2007年1月16日火曜日

「帝都東京・隠された地下網の秘密[1] [2]」


だいぶ前に単行本で出て話題になった本が、新潮文庫になっていたので買ってみた。11月に読んだ赤煉瓦駅の本が表の顔なら、これは東京の交通網の裏の顔をあつかった本だ。全体に記述があいまいで話も前後し、なかなか要領を得ない。これは、どうも、書きたいことをはっきり書けず、わざとぼかしているのかも知れないと思って、ともかく全体像をつかもうと、ざーっと斜め読みすると、ところどころにひっかかるところがあり、何となく全体像が浮かんでくる。
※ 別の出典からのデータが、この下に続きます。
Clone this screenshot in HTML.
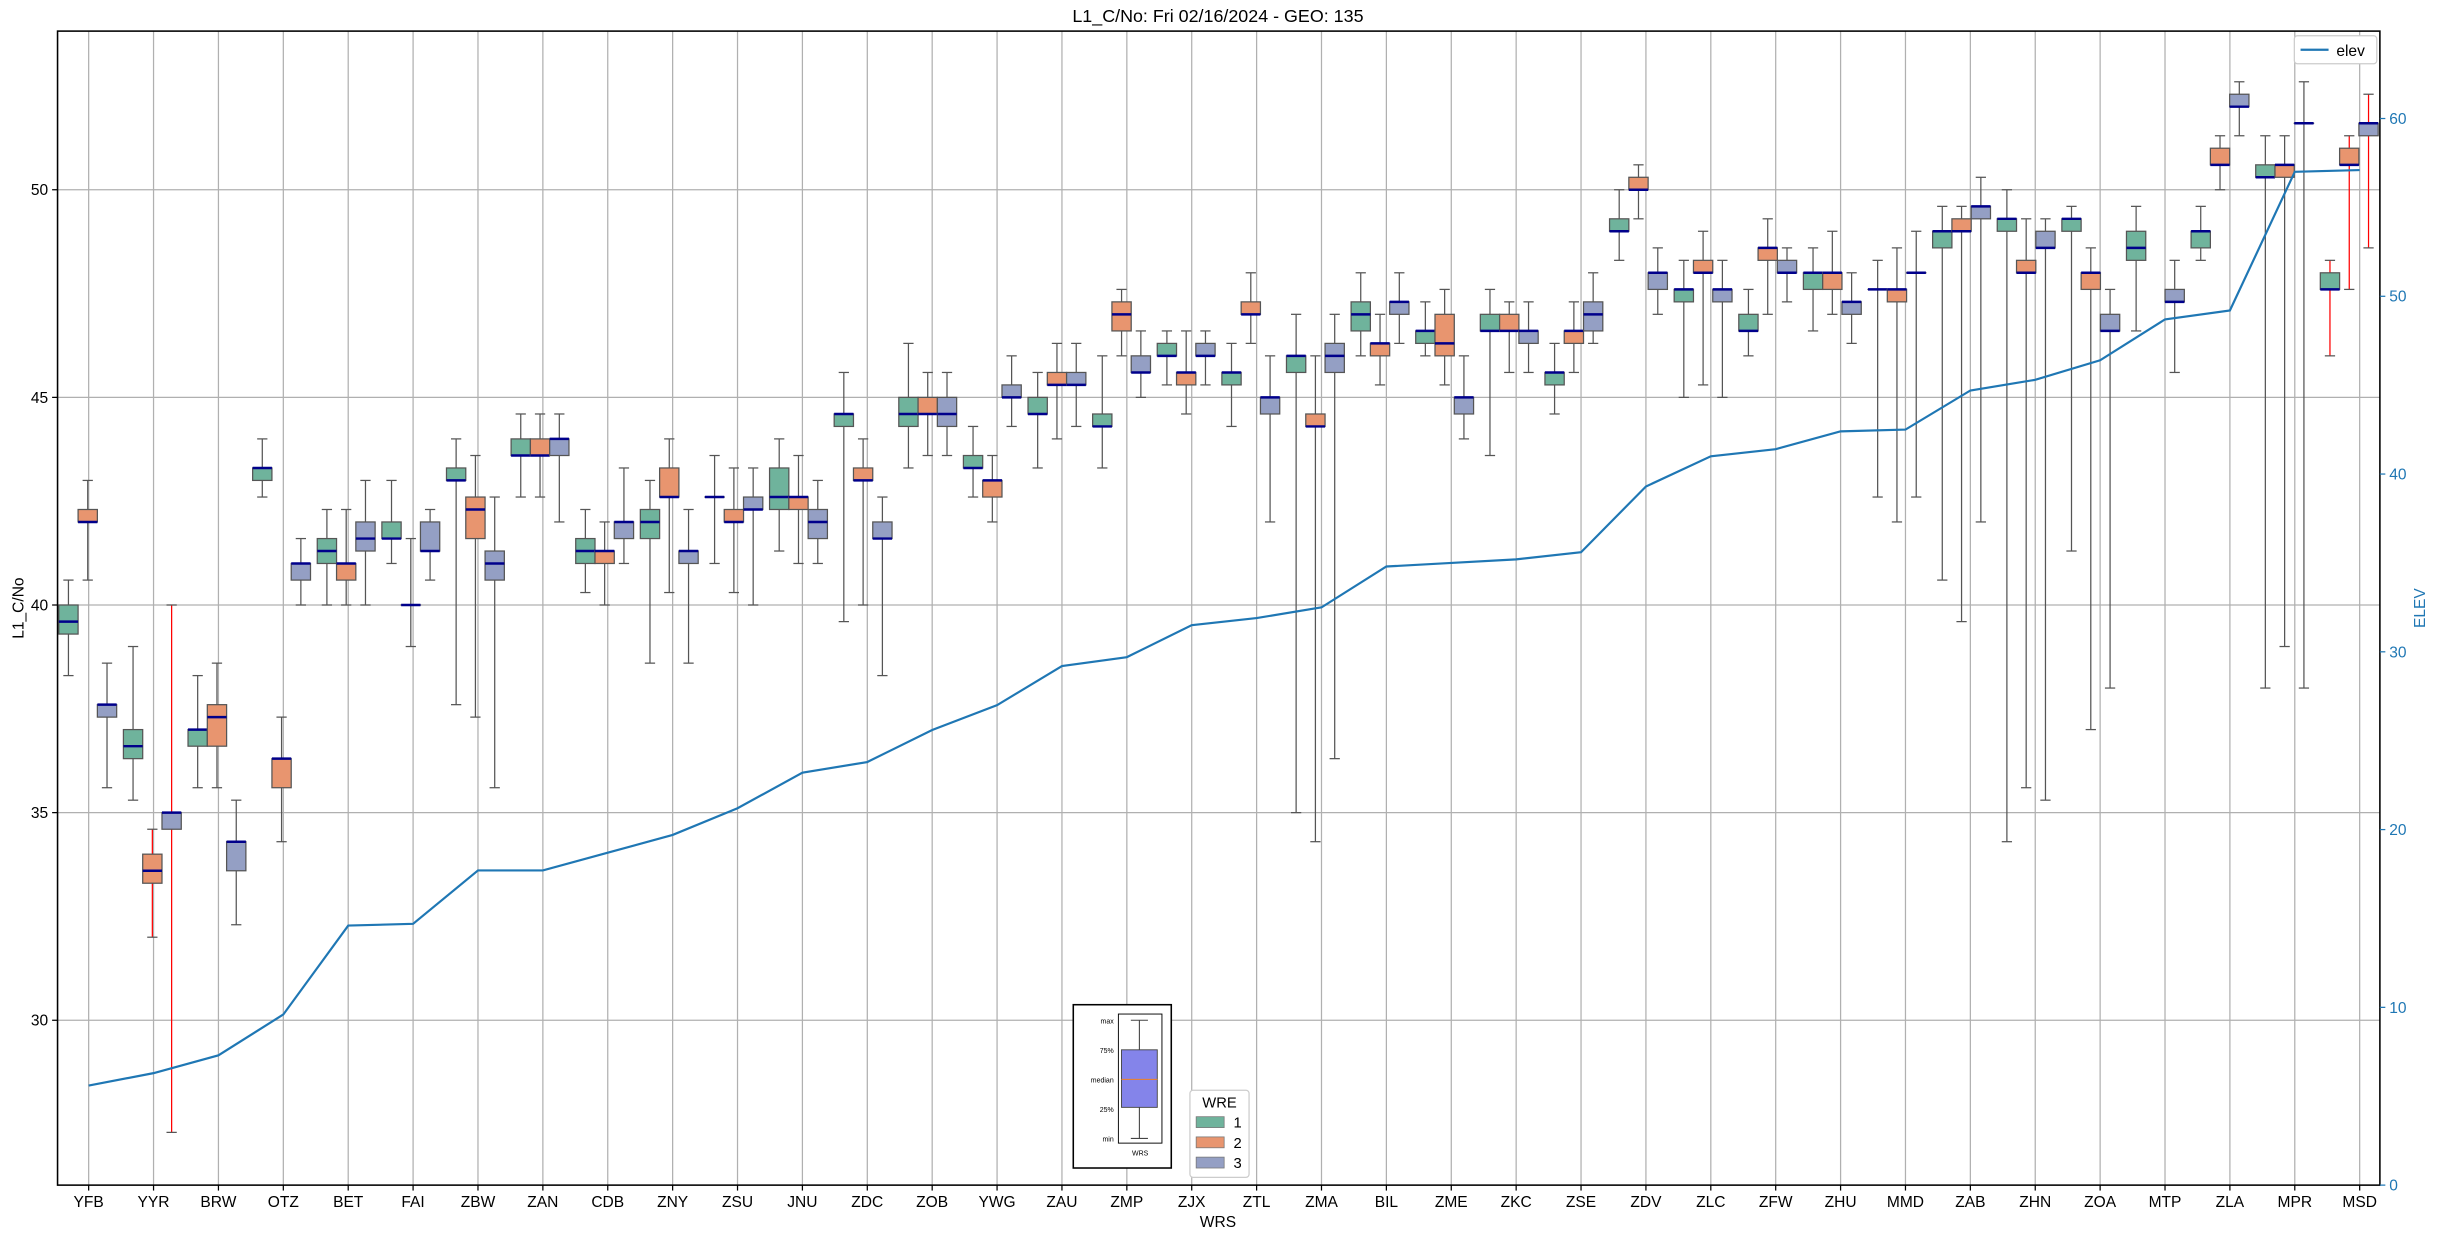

しかし、後半になると、これはほとんど統合失調症の妄想の記録なのではないかという疑念がわいてくる。映画「陰謀のセオリー」や「ビューティフル・マインド」が思い出される。でも東京の地下なら何かあっても不思議はないような気もする。この本にもあったが、「営団」というもの自体、戦時下の挙国一致体制の一環として鉄道会社を糾合して作ったものなのに、戦後、他の営団が解体される中、なぜか帝都高速度交通営団だけが温存されているのも不思議だ。なにしろ今時「帝都」を名乗っているのも、初めて東京に行ったときに大変びっくりしたのを覚えている。何か綿々と伝わるものがありそうだ。冒頭で筆者がこだわっている国会議事堂前駅の地図表現だが、手元のMac版ProAtlasXの2.5万分の1図にも不思議な表現が見つかった。うーん、何かアヤシイ。